## TASK
Scan the entries below for the word "this". Copy each line that has it.

— begin —

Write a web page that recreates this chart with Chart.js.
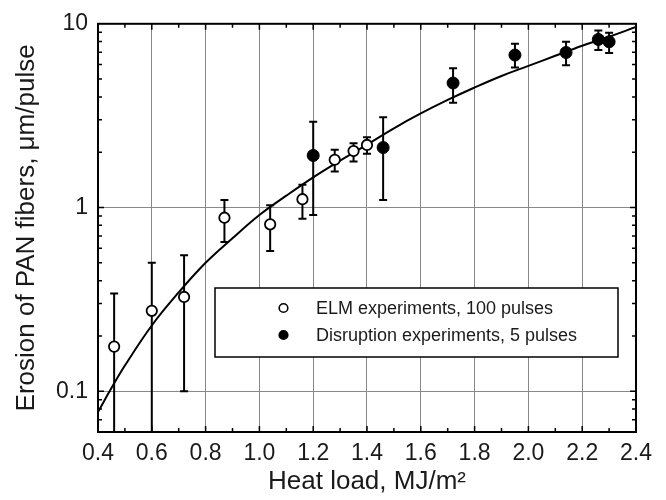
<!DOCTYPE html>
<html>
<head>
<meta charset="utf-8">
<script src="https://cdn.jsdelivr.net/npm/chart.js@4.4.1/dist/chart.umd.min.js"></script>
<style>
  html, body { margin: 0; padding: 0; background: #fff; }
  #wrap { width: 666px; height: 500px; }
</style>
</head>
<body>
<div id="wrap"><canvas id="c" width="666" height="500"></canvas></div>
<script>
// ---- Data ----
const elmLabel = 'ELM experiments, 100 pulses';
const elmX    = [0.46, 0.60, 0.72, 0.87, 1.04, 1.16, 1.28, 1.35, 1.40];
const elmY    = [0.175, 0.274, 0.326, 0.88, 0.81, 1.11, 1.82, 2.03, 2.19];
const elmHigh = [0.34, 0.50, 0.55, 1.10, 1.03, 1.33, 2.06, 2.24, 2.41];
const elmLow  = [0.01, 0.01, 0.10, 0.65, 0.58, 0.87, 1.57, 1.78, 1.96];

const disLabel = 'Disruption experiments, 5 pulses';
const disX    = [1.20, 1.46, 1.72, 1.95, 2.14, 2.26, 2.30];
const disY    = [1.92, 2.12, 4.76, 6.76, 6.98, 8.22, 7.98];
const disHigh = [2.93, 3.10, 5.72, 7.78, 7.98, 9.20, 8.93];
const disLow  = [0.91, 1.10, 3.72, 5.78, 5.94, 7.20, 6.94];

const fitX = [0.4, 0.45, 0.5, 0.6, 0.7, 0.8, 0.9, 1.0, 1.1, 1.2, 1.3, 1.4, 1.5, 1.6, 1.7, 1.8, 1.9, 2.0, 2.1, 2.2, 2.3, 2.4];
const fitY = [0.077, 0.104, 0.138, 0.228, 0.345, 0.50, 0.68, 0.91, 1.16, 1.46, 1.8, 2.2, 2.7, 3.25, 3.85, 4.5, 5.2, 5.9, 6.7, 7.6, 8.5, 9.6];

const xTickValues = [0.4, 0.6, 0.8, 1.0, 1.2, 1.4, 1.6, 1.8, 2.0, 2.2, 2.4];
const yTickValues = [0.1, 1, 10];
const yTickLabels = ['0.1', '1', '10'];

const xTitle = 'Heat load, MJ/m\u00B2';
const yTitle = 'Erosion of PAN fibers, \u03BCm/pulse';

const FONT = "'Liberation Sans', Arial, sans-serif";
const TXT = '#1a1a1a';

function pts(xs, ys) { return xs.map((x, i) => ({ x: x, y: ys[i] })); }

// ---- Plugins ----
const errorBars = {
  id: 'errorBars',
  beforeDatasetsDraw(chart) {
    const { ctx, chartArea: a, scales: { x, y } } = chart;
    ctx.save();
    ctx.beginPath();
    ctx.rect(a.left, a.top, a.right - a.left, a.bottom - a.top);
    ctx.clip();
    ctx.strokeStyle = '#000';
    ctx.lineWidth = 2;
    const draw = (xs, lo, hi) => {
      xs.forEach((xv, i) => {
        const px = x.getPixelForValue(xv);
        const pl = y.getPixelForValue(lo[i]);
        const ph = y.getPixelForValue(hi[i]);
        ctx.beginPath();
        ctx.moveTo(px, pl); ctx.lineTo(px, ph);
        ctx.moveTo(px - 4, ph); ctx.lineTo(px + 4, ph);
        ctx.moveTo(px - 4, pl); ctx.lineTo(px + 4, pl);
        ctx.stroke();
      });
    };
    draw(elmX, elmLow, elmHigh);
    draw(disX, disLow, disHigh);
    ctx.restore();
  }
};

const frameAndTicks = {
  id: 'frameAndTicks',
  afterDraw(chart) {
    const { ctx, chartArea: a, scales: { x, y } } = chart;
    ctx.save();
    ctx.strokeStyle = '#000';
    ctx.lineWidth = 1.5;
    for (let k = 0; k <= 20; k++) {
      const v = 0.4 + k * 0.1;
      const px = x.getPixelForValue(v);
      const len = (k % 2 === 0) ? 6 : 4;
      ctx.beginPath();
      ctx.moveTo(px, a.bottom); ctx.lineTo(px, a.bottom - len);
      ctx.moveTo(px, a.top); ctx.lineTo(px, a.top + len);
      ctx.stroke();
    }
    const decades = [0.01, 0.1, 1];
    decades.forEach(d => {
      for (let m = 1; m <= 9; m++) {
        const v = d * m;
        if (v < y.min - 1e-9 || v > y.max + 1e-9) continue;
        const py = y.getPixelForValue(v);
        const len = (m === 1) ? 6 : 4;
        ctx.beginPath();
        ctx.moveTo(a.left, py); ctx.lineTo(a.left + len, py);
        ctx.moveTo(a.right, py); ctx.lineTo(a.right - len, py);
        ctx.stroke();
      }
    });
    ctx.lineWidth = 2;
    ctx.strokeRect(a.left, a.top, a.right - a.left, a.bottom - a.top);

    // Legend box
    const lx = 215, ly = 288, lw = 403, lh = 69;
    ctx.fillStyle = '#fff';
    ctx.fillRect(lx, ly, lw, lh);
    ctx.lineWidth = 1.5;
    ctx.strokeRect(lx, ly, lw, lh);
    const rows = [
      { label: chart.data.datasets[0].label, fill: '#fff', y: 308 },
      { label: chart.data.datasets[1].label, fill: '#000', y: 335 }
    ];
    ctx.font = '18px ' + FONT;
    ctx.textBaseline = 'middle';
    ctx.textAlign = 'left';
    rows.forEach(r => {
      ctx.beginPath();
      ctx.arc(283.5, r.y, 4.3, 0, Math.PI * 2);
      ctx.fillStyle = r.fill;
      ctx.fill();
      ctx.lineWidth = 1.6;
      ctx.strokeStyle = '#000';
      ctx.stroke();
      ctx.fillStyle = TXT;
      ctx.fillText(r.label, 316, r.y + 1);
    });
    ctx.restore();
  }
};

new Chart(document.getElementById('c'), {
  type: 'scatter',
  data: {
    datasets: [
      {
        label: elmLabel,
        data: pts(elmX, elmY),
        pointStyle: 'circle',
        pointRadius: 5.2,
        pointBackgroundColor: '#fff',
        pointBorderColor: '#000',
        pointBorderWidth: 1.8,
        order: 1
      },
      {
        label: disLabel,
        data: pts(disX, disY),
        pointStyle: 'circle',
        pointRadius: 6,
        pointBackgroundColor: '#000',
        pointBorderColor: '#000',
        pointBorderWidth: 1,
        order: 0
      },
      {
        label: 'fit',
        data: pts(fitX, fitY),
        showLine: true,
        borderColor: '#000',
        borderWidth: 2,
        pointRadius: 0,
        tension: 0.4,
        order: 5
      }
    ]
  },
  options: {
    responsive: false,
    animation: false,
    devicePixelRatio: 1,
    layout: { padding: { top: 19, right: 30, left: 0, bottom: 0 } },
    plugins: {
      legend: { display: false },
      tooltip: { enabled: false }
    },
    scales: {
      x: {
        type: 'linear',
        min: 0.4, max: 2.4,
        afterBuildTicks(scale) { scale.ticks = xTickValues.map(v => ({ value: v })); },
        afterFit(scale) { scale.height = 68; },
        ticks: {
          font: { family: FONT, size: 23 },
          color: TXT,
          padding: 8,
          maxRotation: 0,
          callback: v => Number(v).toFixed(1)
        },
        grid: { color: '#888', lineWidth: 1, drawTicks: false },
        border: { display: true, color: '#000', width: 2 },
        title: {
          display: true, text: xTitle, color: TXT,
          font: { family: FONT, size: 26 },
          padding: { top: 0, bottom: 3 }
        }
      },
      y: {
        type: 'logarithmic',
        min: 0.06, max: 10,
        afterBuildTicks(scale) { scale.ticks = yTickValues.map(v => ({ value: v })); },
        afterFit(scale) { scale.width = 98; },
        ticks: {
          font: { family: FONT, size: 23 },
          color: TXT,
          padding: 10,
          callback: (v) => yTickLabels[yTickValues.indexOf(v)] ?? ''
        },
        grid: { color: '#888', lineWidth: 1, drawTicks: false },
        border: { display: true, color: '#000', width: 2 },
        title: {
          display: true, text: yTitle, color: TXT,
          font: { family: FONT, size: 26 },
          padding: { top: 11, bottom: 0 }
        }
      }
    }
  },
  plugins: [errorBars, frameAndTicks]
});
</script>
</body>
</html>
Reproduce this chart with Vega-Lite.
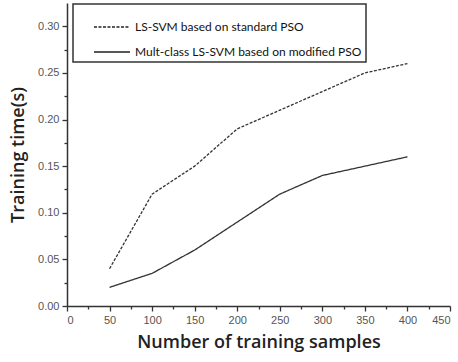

— end —

## SOLUTION
Write a web page that recreates this chart with Chart.js.
Reproduce this chart with Vega-Lite.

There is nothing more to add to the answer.